Eduardo Gil Bera
Cuando tenía quince años trabajé en la construcción de la escuela de Santesteban. Fue después del primer curso de griego, yo tenía la manía de escribir cosas en griego. El trabajo era superior a mis fuerzas. Además, con aquellos hombres tan fuertes y acostumbrados, yo me esforzaba mucho por estar a su altura, pero nada. Entonces tuve la idea de que si, por un azar, algo fundamental dependiera de leer una frase en griego, yo tendría una manera indudable de demostrar mi valía. Aquella reflexión me daba moral, aunque la probabilidad de un mundo donde algo fundamental, en griego, me estuviera esperando para que yo lo leyera, equivalía a cero. Así que al griego le tengo gratitud de cepa juvenil. ¡Viva Homero!
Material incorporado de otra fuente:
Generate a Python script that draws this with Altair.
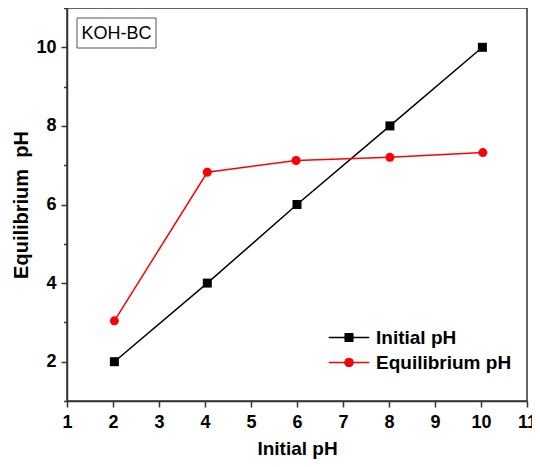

Hoy me da duelo Stephen Geoffrey Landesman, que escribió una tesis sobre The anonymus Certamen Homeri et Hesiodi, y murió el pasado mayo, sin saber lo de Homero. Y Anne Jeffery, siempre dedicada a las inscripciones arcaicas griegas, que murió sin saber lo de Homero. También Manuel Fernández-Galiano y Alfred Heubeck murieron sin saberlo. Cielos, ¿cuándo se sabrá lo de Homero?